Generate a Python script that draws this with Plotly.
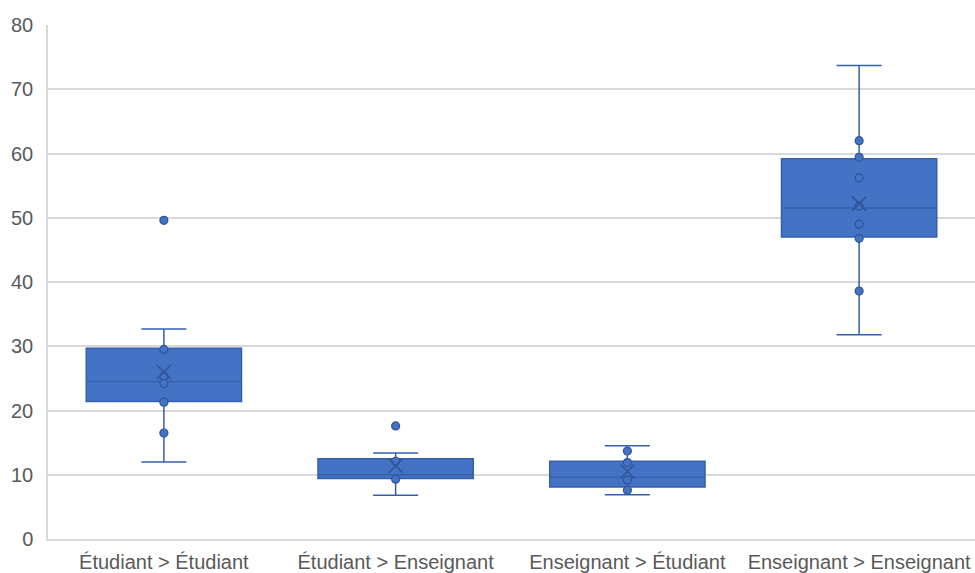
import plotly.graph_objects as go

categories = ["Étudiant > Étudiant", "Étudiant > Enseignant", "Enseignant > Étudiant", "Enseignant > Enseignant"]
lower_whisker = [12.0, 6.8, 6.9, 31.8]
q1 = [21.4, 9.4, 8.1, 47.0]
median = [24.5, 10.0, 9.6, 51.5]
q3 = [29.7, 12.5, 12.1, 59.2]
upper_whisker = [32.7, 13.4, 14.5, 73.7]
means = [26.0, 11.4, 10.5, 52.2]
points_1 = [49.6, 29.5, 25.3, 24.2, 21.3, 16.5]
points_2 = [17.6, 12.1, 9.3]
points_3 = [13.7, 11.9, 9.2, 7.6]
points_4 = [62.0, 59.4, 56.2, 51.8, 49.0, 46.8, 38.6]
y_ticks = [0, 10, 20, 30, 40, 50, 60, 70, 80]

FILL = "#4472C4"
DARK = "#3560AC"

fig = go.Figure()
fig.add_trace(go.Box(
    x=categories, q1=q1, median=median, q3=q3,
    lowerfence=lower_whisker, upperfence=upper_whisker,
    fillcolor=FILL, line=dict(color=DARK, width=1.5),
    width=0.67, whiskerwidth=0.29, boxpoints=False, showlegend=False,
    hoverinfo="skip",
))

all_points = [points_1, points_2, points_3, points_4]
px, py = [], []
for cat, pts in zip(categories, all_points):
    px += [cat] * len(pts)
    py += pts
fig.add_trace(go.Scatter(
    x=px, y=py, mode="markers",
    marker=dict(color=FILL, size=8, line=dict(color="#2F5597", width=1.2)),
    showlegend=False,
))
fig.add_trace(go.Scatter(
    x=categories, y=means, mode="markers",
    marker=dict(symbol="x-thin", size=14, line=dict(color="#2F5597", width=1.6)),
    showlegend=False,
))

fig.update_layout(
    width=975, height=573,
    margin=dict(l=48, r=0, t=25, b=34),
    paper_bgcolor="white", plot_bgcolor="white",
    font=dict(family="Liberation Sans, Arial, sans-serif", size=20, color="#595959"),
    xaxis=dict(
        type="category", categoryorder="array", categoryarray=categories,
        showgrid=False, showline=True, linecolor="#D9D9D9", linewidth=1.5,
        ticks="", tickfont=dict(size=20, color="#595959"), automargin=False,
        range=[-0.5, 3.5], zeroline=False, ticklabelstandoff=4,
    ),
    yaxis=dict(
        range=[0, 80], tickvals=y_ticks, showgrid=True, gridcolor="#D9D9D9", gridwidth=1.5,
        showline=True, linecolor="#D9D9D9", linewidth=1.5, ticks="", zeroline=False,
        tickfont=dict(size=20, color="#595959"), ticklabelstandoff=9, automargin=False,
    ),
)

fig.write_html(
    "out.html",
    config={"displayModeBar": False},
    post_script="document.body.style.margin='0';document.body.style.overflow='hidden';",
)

--

:: Requirement ::
Copy out all the data without changing anything, and drop the pictures.

:: Response to the task ::
Generate a Python script that draws this with Plotly.
import plotly.graph_objects as go

categories = ["Étudiant > Étudiant", "Étudiant > Enseignant", "Enseignant > Étudiant", "Enseignant > Enseignant"]
lower_whisker = [12.0, 6.8, 6.9, 31.8]
q1 = [21.4, 9.4, 8.1, 47.0]
median = [24.5, 10.0, 9.6, 51.5]
q3 = [29.7, 12.5, 12.1, 59.2]
upper_whisker = [32.7, 13.4, 14.5, 73.7]
means = [26.0, 11.4, 10.5, 52.2]
points_1 = [49.6, 29.5, 25.3, 24.2, 21.3, 16.5]
points_2 = [17.6, 12.1, 9.3]
points_3 = [13.7, 11.9, 9.2, 7.6]
points_4 = [62.0, 59.4, 56.2, 51.8, 49.0, 46.8, 38.6]
y_ticks = [0, 10, 20, 30, 40, 50, 60, 70, 80]

FILL = "#4472C4"
DARK = "#3560AC"

fig = go.Figure()
fig.add_trace(go.Box(
    x=categories, q1=q1, median=median, q3=q3,
    lowerfence=lower_whisker, upperfence=upper_whisker,
    fillcolor=FILL, line=dict(color=DARK, width=1.5),
    width=0.67, whiskerwidth=0.29, boxpoints=False, showlegend=False,
    hoverinfo="skip",
))

all_points = [points_1, points_2, points_3, points_4]
px, py = [], []
for cat, pts in zip(categories, all_points):
    px += [cat] * len(pts)
    py += pts
fig.add_trace(go.Scatter(
    x=px, y=py, mode="markers",
    marker=dict(color=FILL, size=8, line=dict(color="#2F5597", width=1.2)),
    showlegend=False,
))
fig.add_trace(go.Scatter(
    x=categories, y=means, mode="markers",
    marker=dict(symbol="x-thin", size=14, line=dict(color="#2F5597", width=1.6)),
    showlegend=False,
))

fig.update_layout(
    width=975, height=573,
    margin=dict(l=48, r=0, t=25, b=34),
    paper_bgcolor="white", plot_bgcolor="white",
    font=dict(family="Liberation Sans, Arial, sans-serif", size=20, color="#595959"),
    xaxis=dict(
        type="category", categoryorder="array", categoryarray=categories,
        showgrid=False, showline=True, linecolor="#D9D9D9", linewidth=1.5,
        ticks="", tickfont=dict(size=20, color="#595959"), automargin=False,
        range=[-0.5, 3.5], zeroline=False, ticklabelstandoff=4,
    ),
    yaxis=dict(
        range=[0, 80], tickvals=y_ticks, showgrid=True, gridcolor="#D9D9D9", gridwidth=1.5,
        showline=True, linecolor="#D9D9D9", linewidth=1.5, ticks="", zeroline=False,
        tickfont=dict(size=20, color="#595959"), ticklabelstandoff=9, automargin=False,
    ),
)

fig.write_html(
    "out.html",
    config={"displayModeBar": False},
    post_script="document.body.style.margin='0';document.body.style.overflow='hidden';",
)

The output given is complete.